* Start *

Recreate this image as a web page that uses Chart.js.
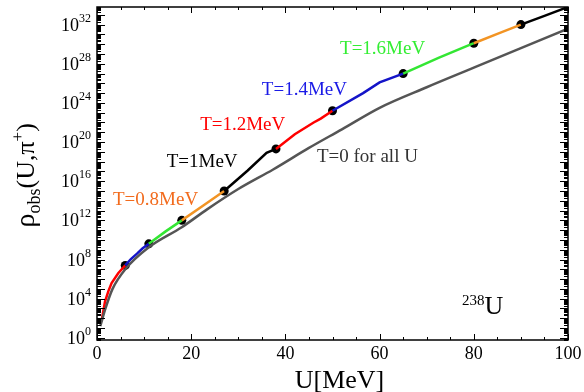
<!DOCTYPE html>
<html>
<head>
<meta charset="utf-8">
<script src="https://cdn.jsdelivr.net/npm/chart.js@4/dist/chart.umd.min.js"></script>
<style>
  html, body { margin: 0; padding: 0; background: #fff; }
  #wrap { width: 584px; height: 392px; }
</style>
</head>
<body>
<div id="wrap"><canvas id="chart"></canvas></div>
<script>
// данные (показатели степени, rho = 10^exp)
const curveU   = [1.0, 1.7, 2.4, 3.1, 4.5, 6, 7.2, 8.5, 9.7, 11, 14.5, 18, 22.5, 27, 32, 36, 38, 42, 46, 47.5, 50, 56.5, 60, 65, 72.5, 80, 85, 90, 95, 100]
const curveExp = [1.8, 3.7, 4.75, 5.6, 6.6, 7.4, 8.05, 8.6, 9.15, 9.6, 10.85, 12.0, 13.5, 15.0, 17.1, 18.9, 19.3, 20.8, 22.0, 22.4, 23.2, 25.0, 26.1, 27.0, 28.6, 30.1, 31.05, 32.0, 32.9, 33.8]

const zeroU   = [0.7, 1.8, 3.3, 6, 11, 18, 23.3, 30, 37.4, 45, 52, 60, 70, 80, 90, 100]
const zeroExp = [1.2, 3.0, 5.0, 7.0, 9.25, 11.3, 13.1, 15.2, 17.2, 19.4, 21.3, 23.5, 25.6, 27.6, 29.6, 31.6]

// точки смены температуры
const breakU = [6, 11, 18, 27, 38, 50, 65, 80, 90]
const segColors = ['#ff0000', '#1414c8', '#33e633', '#f29424', '#000000',
                   '#ff0000', '#1414c8', '#33e633', '#f29424', '#000000']

// оси
const xTicks = [0, 20, 40, 60, 80, 100]
const yTickExp = [0, 4, 8, 12, 16, 20, 24, 28, 32]
const yMinExp = -0.2
const yMaxExp = 33.8

// подписи
const noteText  = ['T=0.8MeV', 'T=1MeV', 'T=1.2MeV', 'T=1.4MeV', 'T=1.6MeV', 'T=0 for all U']
const noteU     = [3.4, 14.8, 21.9, 35.0, 51.6, 46.7]
const noteExp   = [13.6, 17.45, 21.2, 24.8, 29.0, 18.0]
const noteColor = ['#f26b1d', '#000000', '#ff0000', '#1a1ae6', '#33ee33', '#333333']

const FONT = '"Liberation Serif", "Times New Roman", serif'

const curve = curveU.map((u, i) => ({ x: u, y: Math.pow(10, curveExp[i]) }))
const zero  = zeroU.map((u, i) => ({ x: u, y: Math.pow(10, zeroExp[i]) }))
const dots  = breakU.map(u => curve.find(p => p.x === u))

function segColor(ctx) {
    const x0 = ctx.p0.parsed.x
    return segColors[breakU.filter(b => b <= x0).length]
}

function drawPow(ctx, base, exp, xRight, yMid) {
    ctx.font = '12px ' + FONT
    const we = ctx.measureText(exp).width
    ctx.font = '18px ' + FONT
    const wb = ctx.measureText(base).width
    ctx.textAlign = 'left'
    ctx.textBaseline = 'alphabetic'
    ctx.fillText(base, xRight - we - wb, yMid + 6)
    ctx.font = '12px ' + FONT
    ctx.fillText(exp, xRight - we, yMid - 3)
}

const framePlugin = {
    id: 'frame',
    afterDatasetsDraw(chart) {
        const { ctx, chartArea: a, scales: { x, y } } = chart
        ctx.save()
        ctx.strokeStyle = '#000'
        ctx.fillStyle = '#000'
        ctx.lineWidth = 1

        // x тики снизу и сверху
        for (let u = 0; u <= 100; u += 5) {
            const px = Math.round(x.getPixelForValue(u)) + 0.5
            const len = u % 20 === 0 ? 6 : 3
            ctx.beginPath()
            ctx.moveTo(px, a.bottom); ctx.lineTo(px, a.bottom - len)
            ctx.moveTo(px, a.top); ctx.lineTo(px, a.top + len)
            ctx.stroke()
        }

        // y тики (логарифмические) слева и справа
        for (let d = -1; d <= 34; d++) {
            for (let k = 1; k <= 9; k++) {
                const v = k * Math.pow(10, d)
                if (v < y.min || v > y.max) continue
                const py = Math.round(y.getPixelForValue(v)) + 0.5
                const len = k === 1 ? 8 : 4
                ctx.beginPath()
                ctx.moveTo(a.left, py); ctx.lineTo(a.left + len, py)
                ctx.moveTo(a.right, py); ctx.lineTo(a.right - len, py)
                ctx.stroke()
            }
        }

        // рамка
        ctx.lineWidth = 1.5
        ctx.strokeRect(a.left, a.top, a.right - a.left, a.bottom - a.top)

        // подписи оси x
        ctx.font = '18px ' + FONT
        ctx.textAlign = 'center'
        ctx.textBaseline = 'alphabetic'
        xTicks.forEach(u => ctx.fillText(String(u), x.getPixelForValue(u), a.bottom + 19))

        // подписи оси y
        yTickExp.forEach(e => drawPow(ctx, '10', String(e), a.left - 6, y.getPixelForValue(Math.pow(10, e))))

        // заголовок оси x
        ctx.font = '26px ' + FONT
        ctx.textAlign = 'center'
        ctx.fillText('U[MeV]', (a.left + a.right) / 2 + 7, a.bottom + 48)

        // заголовок оси y
        ctx.save()
        ctx.translate(34, (a.top + a.bottom) / 2 + 54)
        ctx.rotate(-Math.PI / 2)
        ctx.textAlign = 'left'
        let cx = 0
        const part = (t, size, dy) => {
            ctx.font = size + 'px ' + FONT
            ctx.fillText(t, cx, dy)
            cx += ctx.measureText(t).width
        }
        part('ρ', 28, 0)
        part('obs', 18, 6)
        part('(U,π', 26, 0)
        part('+', 17, -11)
        part(')', 26, 0)
        ctx.restore()

        // подписи температур
        ctx.font = '19px ' + FONT
        ctx.textAlign = 'left'
        noteText.forEach((t, i) => {
            ctx.fillStyle = noteColor[i]
            ctx.fillText(t, x.getPixelForValue(noteU[i]), y.getPixelForValue(Math.pow(10, noteExp[i])))
        })

        // 238U
        ctx.fillStyle = '#000'
        const ux = x.getPixelForValue(77.5)
        const uy = y.getPixelForValue(Math.pow(10, 2.45))
        ctx.font = '15px ' + FONT
        ctx.fillText('238', ux, uy - 9)
        const w238 = ctx.measureText('238').width
        ctx.font = '26px ' + FONT
        ctx.fillText('U', ux + w238, uy)

        ctx.restore()
    }
}

new Chart(document.getElementById('chart'), {
    type: 'line',
    data: {
        datasets: [
            {
                data: zero,
                borderColor: '#555555',
                borderWidth: 2.5,
                pointRadius: 0,
                cubicInterpolationMode: 'monotone',
            },
            {
                data: curve,
                borderColor: '#000',
                borderWidth: 2.5,
                pointRadius: 0,
                tension: 0,
                segment: { borderColor: segColor },
            },
            {
                data: dots,
                showLine: false,
                pointRadius: 4.5,
                pointBackgroundColor: '#000',
                pointBorderWidth: 0,
            },
        ]
    },
    options: {
        responsive: true,
        maintainAspectRatio: false,
        animation: false,
        layout: { padding: { left: 97, right: 16, top: 7, bottom: 52 } },
        plugins: { legend: { display: false }, tooltip: { enabled: false } },
        scales: {
            x: { type: 'linear', min: 0, max: 100, display: false },
            y: { type: 'logarithmic', min: Math.pow(10, yMinExp), max: Math.pow(10, yMaxExp), display: false },
        }
    },
    plugins: [framePlugin]
})
</script>
</body>
</html>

* End *

What you have to do :: Without including any pictures, reproduce the listing exactly.

Worked solution ::
Recreate this image as a web page that uses Chart.js.
<!DOCTYPE html>
<html>
<head>
<meta charset="utf-8">
<script src="https://cdn.jsdelivr.net/npm/chart.js@4/dist/chart.umd.min.js"></script>
<style>
  html, body { margin: 0; padding: 0; background: #fff; }
  #wrap { width: 584px; height: 392px; }
</style>
</head>
<body>
<div id="wrap"><canvas id="chart"></canvas></div>
<script>
// данные (показатели степени, rho = 10^exp)
const curveU   = [1.0, 1.7, 2.4, 3.1, 4.5, 6, 7.2, 8.5, 9.7, 11, 14.5, 18, 22.5, 27, 32, 36, 38, 42, 46, 47.5, 50, 56.5, 60, 65, 72.5, 80, 85, 90, 95, 100]
const curveExp = [1.8, 3.7, 4.75, 5.6, 6.6, 7.4, 8.05, 8.6, 9.15, 9.6, 10.85, 12.0, 13.5, 15.0, 17.1, 18.9, 19.3, 20.8, 22.0, 22.4, 23.2, 25.0, 26.1, 27.0, 28.6, 30.1, 31.05, 32.0, 32.9, 33.8]

const zeroU   = [0.7, 1.8, 3.3, 6, 11, 18, 23.3, 30, 37.4, 45, 52, 60, 70, 80, 90, 100]
const zeroExp = [1.2, 3.0, 5.0, 7.0, 9.25, 11.3, 13.1, 15.2, 17.2, 19.4, 21.3, 23.5, 25.6, 27.6, 29.6, 31.6]

// точки смены температуры
const breakU = [6, 11, 18, 27, 38, 50, 65, 80, 90]
const segColors = ['#ff0000', '#1414c8', '#33e633', '#f29424', '#000000',
                   '#ff0000', '#1414c8', '#33e633', '#f29424', '#000000']

// оси
const xTicks = [0, 20, 40, 60, 80, 100]
const yTickExp = [0, 4, 8, 12, 16, 20, 24, 28, 32]
const yMinExp = -0.2
const yMaxExp = 33.8

// подписи
const noteText  = ['T=0.8MeV', 'T=1MeV', 'T=1.2MeV', 'T=1.4MeV', 'T=1.6MeV', 'T=0 for all U']
const noteU     = [3.4, 14.8, 21.9, 35.0, 51.6, 46.7]
const noteExp   = [13.6, 17.45, 21.2, 24.8, 29.0, 18.0]
const noteColor = ['#f26b1d', '#000000', '#ff0000', '#1a1ae6', '#33ee33', '#333333']

const FONT = '"Liberation Serif", "Times New Roman", serif'

const curve = curveU.map((u, i) => ({ x: u, y: Math.pow(10, curveExp[i]) }))
const zero  = zeroU.map((u, i) => ({ x: u, y: Math.pow(10, zeroExp[i]) }))
const dots  = breakU.map(u => curve.find(p => p.x === u))

function segColor(ctx) {
    const x0 = ctx.p0.parsed.x
    return segColors[breakU.filter(b => b <= x0).length]
}

function drawPow(ctx, base, exp, xRight, yMid) {
    ctx.font = '12px ' + FONT
    const we = ctx.measureText(exp).width
    ctx.font = '18px ' + FONT
    const wb = ctx.measureText(base).width
    ctx.textAlign = 'left'
    ctx.textBaseline = 'alphabetic'
    ctx.fillText(base, xRight - we - wb, yMid + 6)
    ctx.font = '12px ' + FONT
    ctx.fillText(exp, xRight - we, yMid - 3)
}

const framePlugin = {
    id: 'frame',
    afterDatasetsDraw(chart) {
        const { ctx, chartArea: a, scales: { x, y } } = chart
        ctx.save()
        ctx.strokeStyle = '#000'
        ctx.fillStyle = '#000'
        ctx.lineWidth = 1

        // x тики снизу и сверху
        for (let u = 0; u <= 100; u += 5) {
            const px = Math.round(x.getPixelForValue(u)) + 0.5
            const len = u % 20 === 0 ? 6 : 3
            ctx.beginPath()
            ctx.moveTo(px, a.bottom); ctx.lineTo(px, a.bottom - len)
            ctx.moveTo(px, a.top); ctx.lineTo(px, a.top + len)
            ctx.stroke()
        }

        // y тики (логарифмические) слева и справа
        for (let d = -1; d <= 34; d++) {
            for (let k = 1; k <= 9; k++) {
                const v = k * Math.pow(10, d)
                if (v < y.min || v > y.max) continue
                const py = Math.round(y.getPixelForValue(v)) + 0.5
                const len = k === 1 ? 8 : 4
                ctx.beginPath()
                ctx.moveTo(a.left, py); ctx.lineTo(a.left + len, py)
                ctx.moveTo(a.right, py); ctx.lineTo(a.right - len, py)
                ctx.stroke()
            }
        }

        // рамка
        ctx.lineWidth = 1.5
        ctx.strokeRect(a.left, a.top, a.right - a.left, a.bottom - a.top)

        // подписи оси x
        ctx.font = '18px ' + FONT
        ctx.textAlign = 'center'
        ctx.textBaseline = 'alphabetic'
        xTicks.forEach(u => ctx.fillText(String(u), x.getPixelForValue(u), a.bottom + 19))

        // подписи оси y
        yTickExp.forEach(e => drawPow(ctx, '10', String(e), a.left - 6, y.getPixelForValue(Math.pow(10, e))))

        // заголовок оси x
        ctx.font = '26px ' + FONT
        ctx.textAlign = 'center'
        ctx.fillText('U[MeV]', (a.left + a.right) / 2 + 7, a.bottom + 48)

        // заголовок оси y
        ctx.save()
        ctx.translate(34, (a.top + a.bottom) / 2 + 54)
        ctx.rotate(-Math.PI / 2)
        ctx.textAlign = 'left'
        let cx = 0
        const part = (t, size, dy) => {
            ctx.font = size + 'px ' + FONT
            ctx.fillText(t, cx, dy)
            cx += ctx.measureText(t).width
        }
        part('ρ', 28, 0)
        part('obs', 18, 6)
        part('(U,π', 26, 0)
        part('+', 17, -11)
        part(')', 26, 0)
        ctx.restore()

        // подписи температур
        ctx.font = '19px ' + FONT
        ctx.textAlign = 'left'
        noteText.forEach((t, i) => {
            ctx.fillStyle = noteColor[i]
            ctx.fillText(t, x.getPixelForValue(noteU[i]), y.getPixelForValue(Math.pow(10, noteExp[i])))
        })

        // 238U
        ctx.fillStyle = '#000'
        const ux = x.getPixelForValue(77.5)
        const uy = y.getPixelForValue(Math.pow(10, 2.45))
        ctx.font = '15px ' + FONT
        ctx.fillText('238', ux, uy - 9)
        const w238 = ctx.measureText('238').width
        ctx.font = '26px ' + FONT
        ctx.fillText('U', ux + w238, uy)

        ctx.restore()
    }
}

new Chart(document.getElementById('chart'), {
    type: 'line',
    data: {
        datasets: [
            {
                data: zero,
                borderColor: '#555555',
                borderWidth: 2.5,
                pointRadius: 0,
                cubicInterpolationMode: 'monotone',
            },
            {
                data: curve,
                borderColor: '#000',
                borderWidth: 2.5,
                pointRadius: 0,
                tension: 0,
                segment: { borderColor: segColor },
            },
            {
                data: dots,
                showLine: false,
                pointRadius: 4.5,
                pointBackgroundColor: '#000',
                pointBorderWidth: 0,
            },
        ]
    },
    options: {
        responsive: true,
        maintainAspectRatio: false,
        animation: false,
        layout: { padding: { left: 97, right: 16, top: 7, bottom: 52 } },
        plugins: { legend: { display: false }, tooltip: { enabled: false } },
        scales: {
            x: { type: 'linear', min: 0, max: 100, display: false },
            y: { type: 'logarithmic', min: Math.pow(10, yMinExp), max: Math.pow(10, yMaxExp), display: false },
        }
    },
    plugins: [framePlugin]
})
</script>
</body>
</html>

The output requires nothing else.